New treaties needed to tackle illegal sea trade: Australian police

SYDNEY - New regional agreements are needed to tackle criminal gangs using the world's oceans for illegal fishing and smuggling, a top Australian maritime officer said, calling the lucrative trade an "imminent threat" to global security.

International syndicates were plying the high seas, illegally fishing for rare species, smuggling drugs, weapons and even body parts with few constraints, according to New South Wales Marine Police Inspector Joe McNulty.

But officers can do little to stop them under current international law, he told a seminar in Sydney late Thursday, calling for Canberra to sign new bilateral and regional deals to allow vessels suspected of illegal activities to be boarded.

"The international law model of maritime policing in the high seas has not kept pace with the transnational sophistication of organised crime," he told the seminar, dubbing such criminal gangs "The Untouchables".

"This remains a constant and imminent threat to the wellbeing and security of the global community," added McNulty, who is regional controller of the NSW Police's marine fleet.
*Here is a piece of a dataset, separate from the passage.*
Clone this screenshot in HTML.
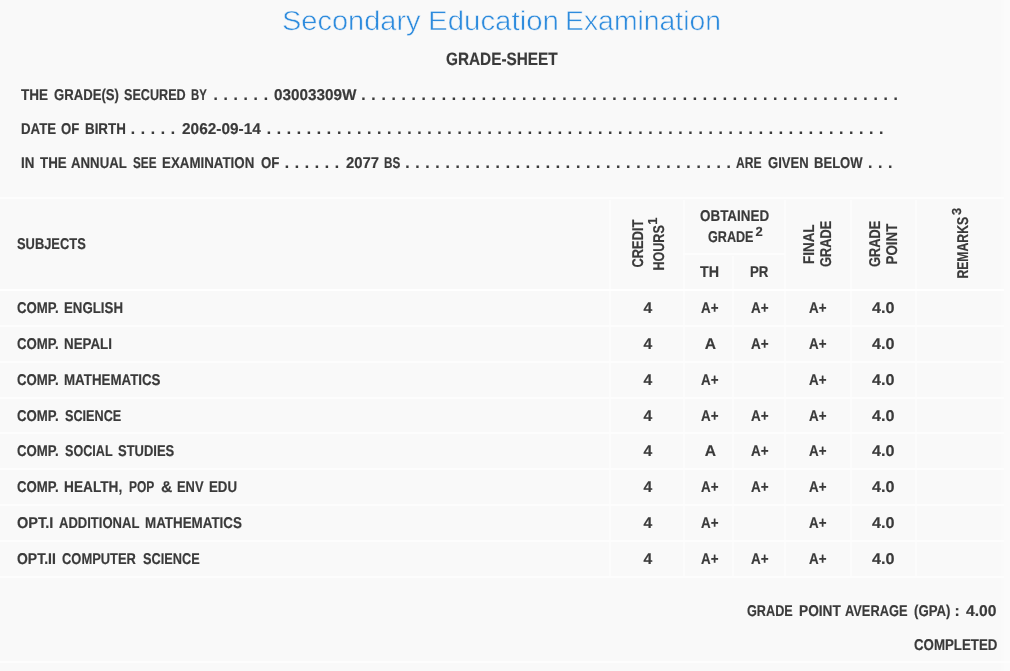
<!DOCTYPE html>
<html lang="en"><head><meta charset="utf-8"><title>Secondary Education Examination - Grade-Sheet</title>
<style>
html,body{margin:0;padding:0}
body{width:1010px;height:671px;overflow:hidden;background:#fbfbfb;font-family:"Liberation Sans", sans-serif;position:relative;text-rendering:geometricPrecision}
#sheet{position:absolute;left:0;top:0;width:1001px;height:671px;background:#f9f9f9;border-right:3px solid #fafafa}
h1,h2,p,.tr{margin:0;padding:0;font:inherit}
.t{position:absolute;white-space:pre;transform-origin:0 0;line-height:20px;font-size:15.6px;font-weight:bold;color:#3a3a3a;-webkit-text-stroke:0.18px #3a3a3a;vertical-align:baseline}
.b{font-weight:normal;color:#2d8bdd;-webkit-text-stroke:0.55px #f9f9f9}
.v{left:0;top:0}
.l{position:absolute;display:block}
</style></head><body>
<div id="sheet">
<div class="grid">
<i class="l" style="left:0px;top:197px;width:1004px;height:2px;background:#fdfdfd"></i>
<i class="l" style="left:609.2px;top:200px;width:2px;height:377px;background:#fcfcfc"></i>
<i class="l" style="left:682.8px;top:200px;width:2px;height:377px;background:#fcfcfc"></i>
<i class="l" style="left:784.2px;top:200px;width:2px;height:377px;background:#fcfcfc"></i>
<i class="l" style="left:849.9px;top:200px;width:2px;height:377px;background:#fcfcfc"></i>
<i class="l" style="left:915.2px;top:200px;width:2px;height:377px;background:#fcfcfc"></i>
<i class="l" style="left:731.8px;top:256px;width:2px;height:321px;background:#fcfcfc"></i>
<i class="l" style="left:683px;top:253px;width:102px;height:2px;background:#fdfdfd"></i>
<i class="l" style="left:0px;top:289.0px;width:1004px;height:2px;background:#fff"></i>
<i class="l" style="left:0px;top:324.9px;width:1004px;height:2px;background:#fdfdfd"></i>
<i class="l" style="left:0px;top:360.7px;width:1004px;height:2px;background:#fdfdfd"></i>
<i class="l" style="left:0px;top:396.6px;width:1004px;height:2px;background:#fdfdfd"></i>
<i class="l" style="left:0px;top:432.4px;width:1004px;height:2px;background:#fdfdfd"></i>
<i class="l" style="left:0px;top:468.3px;width:1004px;height:2px;background:#fdfdfd"></i>
<i class="l" style="left:0px;top:504.2px;width:1004px;height:2px;background:#fdfdfd"></i>
<i class="l" style="left:0px;top:540.0px;width:1004px;height:2px;background:#fdfdfd"></i>
<i class="l" style="left:0px;top:575.9px;width:1004px;height:2px;background:#fdfdfd"></i>
<i class="l" style="left:0px;top:661px;width:1010px;height:2px;background:#fdfdfd"></i>
</div>
<h1>
<span class="t b" style="left:282.04px;top:10.70px;font-size:27.3px;transform:scaleX(1.0620);">Secondary</span>
<span class="t b" style="left:427.84px;top:10.70px;font-size:27.3px;transform:scaleX(1.0784);">Education</span>
<span class="t b" style="left:565.42px;top:10.70px;font-size:27.3px;transform:scaleX(1.0392);">Examination</span>
</h1>
<h2>
<span class="t" style="left:446.30px;top:48.60px;font-size:17.9px;transform:scaleX(0.8573);">GRADE-SHEET</span>
</h2>
<p class="info">
<span class="t" style="left:20.80px;top:85.80px;transform:scaleX(0.8673);">THE</span>
<span class="t" style="left:53.80px;top:85.80px;transform:scaleX(0.8426);">GRADE(S)</span>
<span class="t" style="left:123.70px;top:85.80px;transform:scaleX(0.8094);">SECURED</span>
<span class="t" style="left:191.17px;top:85.80px;transform:scaleX(0.7290);">BY</span>
<span class="t d" style="left:213.43px;top:85.80px;letter-spacing:0.688px">. . . . . .</span>
<span class="t" style="left:273.50px;top:85.80px;transform:scaleX(0.9801);">03003309W</span>
<span class="t d" style="left:361.33px;top:85.80px;letter-spacing:0.688px">. . . . . . . . . . . . . . . . . . . . . . . . . . . . . . . . . . . . . . . . . . . . . . . . . . . . . .</span>
</p>
<p class="info">
<span class="t" style="left:20.95px;top:119.90px;transform:scaleX(0.8523);">DATE</span>
<span class="t" style="left:61.10px;top:119.90px;transform:scaleX(0.8424);">OF</span>
<span class="t" style="left:84.74px;top:119.90px;transform:scaleX(0.8560);">BIRTH</span>
<span class="t d" style="left:130.63px;top:119.90px;letter-spacing:0.688px">. . . . .</span>
<span class="t" style="left:181.50px;top:119.90px;transform:scaleX(0.9876);">2062-09-14</span>
<span class="t d" style="left:266.63px;top:119.90px;letter-spacing:0.688px">. . . . . . . . . . . . . . . . . . . . . . . . . . . . . . . . . . . . . . . . . . . . . . . . . . . . . . . . . . . . . .</span>
</p>
<p class="info">
<span class="t" style="left:20.94px;top:153.80px;transform:scaleX(0.8582);">IN</span>
<span class="t" style="left:39.50px;top:153.80px;transform:scaleX(0.8543);">THE</span>
<span class="t" style="left:71.10px;top:153.80px;transform:scaleX(0.8476);">ANNUAL</span>
<span class="t" style="left:132.80px;top:153.80px;transform:scaleX(0.7532);">SEE</span>
<span class="t" style="left:162.05px;top:153.80px;transform:scaleX(0.8544);">EXAMINATION</span>
<span class="t" style="left:260.60px;top:153.80px;transform:scaleX(0.8519);">OF</span>
<span class="t d" style="left:284.63px;top:153.80px;letter-spacing:0.688px">. . . . . .</span>
<span class="t" style="left:345.70px;top:153.80px;transform:scaleX(0.9525);">2077</span>
<span class="t" style="left:384.35px;top:153.80px;transform:scaleX(0.7502);">BS</span>
<span class="t d" style="left:405.23px;top:153.80px;letter-spacing:0.688px">. . . . . . . . . . . . . . . . . . . . . . . . . . . . . . . . .</span>
<span class="t" style="left:735.90px;top:153.80px;transform:scaleX(0.7748);">ARE</span>
<span class="t" style="left:767.90px;top:153.80px;transform:scaleX(0.8371);">GIVEN</span>
<span class="t" style="left:814.16px;top:153.80px;transform:scaleX(0.8375);">BELOW</span>
<span class="t d" style="left:868.03px;top:153.80px;letter-spacing:0.688px">. . .</span>
</p>
<div class="tr thead">
<span class="t" style="left:16.70px;top:234.80px;transform:scaleX(0.8263);">SUBJECTS</span>
<span class="t v" style="transform:translate(629.10px,267.40px) rotate(-90deg) scaleX(0.8220)">CREDIT</span>
<span class="t v" style="transform:translate(649.90px,270.61px) rotate(-90deg) scaleX(0.8067)">HOURS</span>
<sup class="t v" style="font-size:13px;transform:translate(643.10px,224.80px) rotate(-90deg)">1</sup>
<span class="t" style="left:700.10px;top:206.70px;transform:scaleX(0.8611);">OBTAINED</span>
<span class="t" style="left:708.40px;top:227.90px;transform:scaleX(0.8084);">GRADE</span>
<sup class="t" style="left:755.50px;top:221.70px;font-size:13px;">2</sup>
<span class="t" style="left:700.10px;top:263.20px;transform:scaleX(0.9159);">TH</span>
<span class="t" style="left:750.15px;top:263.20px;transform:scaleX(0.8529);">PR</span>
<span class="t v" style="transform:translate(800.10px,264.06px) rotate(-90deg) scaleX(0.8638)">FINAL</span>
<span class="t v" style="transform:translate(817.10px,267.00px) rotate(-90deg) scaleX(0.8209)">GRADE</span>
<span class="t v" style="transform:translate(865.80px,267.00px) rotate(-90deg) scaleX(0.8209)">GRADE</span>
<span class="t v" style="transform:translate(882.60px,264.56px) rotate(-90deg) scaleX(0.8594)">POINT</span>
<span class="t v" style="transform:translate(954.20px,278.58px) rotate(-90deg) scaleX(0.7826)">REMARKS</span>
<sup class="t v" style="font-size:13px;transform:translate(947.40px,215.00px) rotate(-90deg)">3</sup>
</div>
<div class="tr">
<span class="t" style="left:16.70px;top:299.00px;transform:scaleX(0.8468);">COMP.</span>
<span class="t" style="left:63.85px;top:299.00px;transform:scaleX(0.8508);">ENGLISH</span>
<span class="t" style="left:643.40px;top:299.00px;">4</span>
<span class="t" style="left:700.70px;top:299.00px;transform:scaleX(0.8588);">A+</span>
<span class="t" style="left:750.60px;top:299.00px;transform:scaleX(0.8637);">A+</span>
<span class="t" style="left:808.70px;top:299.00px;transform:scaleX(0.8588);">A+</span>
<span class="t" style="left:872.00px;top:299.00px;transform:scaleX(1.0361);">4.0</span>
</div>
<div class="tr">
<span class="t" style="left:16.70px;top:335.00px;transform:scaleX(0.8468);">COMP.</span>
<span class="t" style="left:63.84px;top:335.00px;transform:scaleX(0.8557);">NEPALI</span>
<span class="t" style="left:643.40px;top:335.00px;">4</span>
<span class="t" style="left:704.70px;top:335.00px;">A</span>
<span class="t" style="left:750.60px;top:335.00px;transform:scaleX(0.8637);">A+</span>
<span class="t" style="left:808.70px;top:335.00px;transform:scaleX(0.8588);">A+</span>
<span class="t" style="left:872.00px;top:335.00px;transform:scaleX(1.0361);">4.0</span>
</div>
<div class="tr">
<span class="t" style="left:16.70px;top:371.00px;transform:scaleX(0.8468);">COMP.</span>
<span class="t" style="left:63.85px;top:371.00px;transform:scaleX(0.8548);">MATHEMATICS</span>
<span class="t" style="left:643.40px;top:371.00px;">4</span>
<span class="t" style="left:700.70px;top:371.00px;transform:scaleX(0.8588);">A+</span>
<span class="t" style="left:808.70px;top:371.00px;transform:scaleX(0.8588);">A+</span>
<span class="t" style="left:872.00px;top:371.00px;transform:scaleX(1.0361);">4.0</span>
</div>
<div class="tr">
<span class="t" style="left:16.70px;top:407.00px;transform:scaleX(0.8468);">COMP.</span>
<span class="t" style="left:64.70px;top:407.00px;transform:scaleX(0.8111);">SCIENCE</span>
<span class="t" style="left:643.40px;top:407.00px;">4</span>
<span class="t" style="left:700.70px;top:407.00px;transform:scaleX(0.8588);">A+</span>
<span class="t" style="left:750.60px;top:407.00px;transform:scaleX(0.8637);">A+</span>
<span class="t" style="left:808.70px;top:407.00px;transform:scaleX(0.8588);">A+</span>
<span class="t" style="left:872.00px;top:407.00px;transform:scaleX(1.0361);">4.0</span>
</div>
<div class="tr">
<span class="t" style="left:16.70px;top:442.00px;transform:scaleX(0.8468);">COMP.</span>
<span class="t" style="left:64.70px;top:442.00px;transform:scaleX(0.8083);">SOCIAL</span>
<span class="t" style="left:118.10px;top:442.00px;transform:scaleX(0.8321);">STUDIES</span>
<span class="t" style="left:643.40px;top:442.00px;">4</span>
<span class="t" style="left:704.70px;top:442.00px;">A</span>
<span class="t" style="left:750.60px;top:442.00px;transform:scaleX(0.8637);">A+</span>
<span class="t" style="left:808.70px;top:442.00px;transform:scaleX(0.8588);">A+</span>
<span class="t" style="left:872.00px;top:442.00px;transform:scaleX(1.0361);">4.0</span>
</div>
<div class="tr">
<span class="t" style="left:16.70px;top:478.00px;transform:scaleX(0.8468);">COMP.</span>
<span class="t" style="left:64.22px;top:478.00px;transform:scaleX(0.8774);">HEALTH,</span>
<span class="t" style="left:128.73px;top:478.00px;transform:scaleX(0.7707);">POP</span>
<span class="t" style="left:160.90px;top:478.00px;">&amp;</span>
<span class="t" style="left:176.67px;top:478.00px;transform:scaleX(0.8275);">ENV</span>
<span class="t" style="left:208.75px;top:478.00px;transform:scaleX(0.8528);">EDU</span>
<span class="t" style="left:643.40px;top:478.00px;">4</span>
<span class="t" style="left:700.70px;top:478.00px;transform:scaleX(0.8588);">A+</span>
<span class="t" style="left:750.60px;top:478.00px;transform:scaleX(0.8637);">A+</span>
<span class="t" style="left:808.70px;top:478.00px;transform:scaleX(0.8588);">A+</span>
<span class="t" style="left:872.00px;top:478.00px;transform:scaleX(1.0361);">4.0</span>
</div>
<div class="tr">
<span class="t" style="left:16.70px;top:514.00px;transform:scaleX(0.9338);">OPT.I</span>
<span class="t" style="left:59.40px;top:514.00px;transform:scaleX(0.8362);">ADDITIONAL</span>
<span class="t" style="left:145.04px;top:514.00px;transform:scaleX(0.8584);">MATHEMATICS</span>
<span class="t" style="left:643.40px;top:514.00px;">4</span>
<span class="t" style="left:700.70px;top:514.00px;transform:scaleX(0.8588);">A+</span>
<span class="t" style="left:808.70px;top:514.00px;transform:scaleX(0.8588);">A+</span>
<span class="t" style="left:872.00px;top:514.00px;transform:scaleX(1.0361);">4.0</span>
</div>
<div class="tr">
<span class="t" style="left:16.70px;top:550.00px;transform:scaleX(0.8955);">OPT.II</span>
<span class="t" style="left:62.30px;top:550.00px;transform:scaleX(0.8284);">COMPUTER</span>
<span class="t" style="left:143.10px;top:550.00px;transform:scaleX(0.8169);">SCIENCE</span>
<span class="t" style="left:643.40px;top:550.00px;">4</span>
<span class="t" style="left:700.70px;top:550.00px;transform:scaleX(0.8588);">A+</span>
<span class="t" style="left:750.60px;top:550.00px;transform:scaleX(0.8637);">A+</span>
<span class="t" style="left:808.70px;top:550.00px;transform:scaleX(0.8588);">A+</span>
<span class="t" style="left:872.00px;top:550.00px;transform:scaleX(1.0361);">4.0</span>
</div>
<p class="gpa">
<span class="t" style="left:747.40px;top:602.30px;transform:scaleX(0.8120);">GRADE</span>
<span class="t" style="left:798.62px;top:602.30px;transform:scaleX(0.8785);">POINT</span>
<span class="t" style="left:844.70px;top:602.30px;transform:scaleX(0.8219);">AVERAGE</span>
<span class="t" style="left:913.90px;top:602.30px;transform:scaleX(0.8476);">(GPA)</span>
<span class="t" style="left:954.60px;top:602.30px;">:</span>
<span class="t" style="left:965.60px;top:602.30px;transform:scaleX(1.0040);">4.00</span>
</p>
<p class="status">
<span class="t" style="left:913.50px;top:635.90px;transform:scaleX(0.8522);">COMPLETED</span>
</p>
</div>
</body></html>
Under current international law, a country's officials can only board a foreign ship if they get permission from the nation where the vessel is registered.

Such ships often fly a "flag of convenience" in which vessels are registered in a country to avoid legal regulations and where authorities have limited resources to pursue possible lawbreakers.

While regional agreements would be a way of tackling illegal activities, sensitivities about sovereignty in Asia could hamper make any negotiations, Don Rothwell, a law of the sea expert at the Australian National University, told AFP.

'Life is very cheap'

McNulty's call for new international treaties came as Indonesia and Thailand agreed Thursday to set up a joint taskforce on illegal fishing.

Thai firms have been linked to shadowy fishing operations in Indonesia, a rich hunting ground that sees Jakarta lose an estimated US$20 billion annually.

The crew on board such vessels are frequently extremely poor and working in difficult conditions, McNulty said, likening their situation to "modern-day slavery".

"Life is very cheap and if someone is injured, they usually go over the side because they're a burden to the operation." Sea Shepherd Australia, an environmental activist group pursuing vessels suspected of illegally fishing in the Southern Ocean, welcomed McNulty's comments and said countries needed to do more.

"We've got a history here of inaction by governments and any way where... we can see these criminals brought to justice we would support," Sea Shepherd Australia spokesman Adam Burling told AFP.

"Sea Shepherd has had to go out on its own and take on these poachers, and it's shown with the small resources that we have that we've been able to be very effective." Sea Shepherd ships Bob Barker and Sam Simon spent three months chasing Nigerian-flagged vessel Thunder earlier this year before rescuing its crew after the ship sank in early April.

Thunder is on a list of ships deemed to have engaged in illegal, unreported, or unregulated fishing activities by multi-national body the Conservation of Antarctic Marine Living Resources.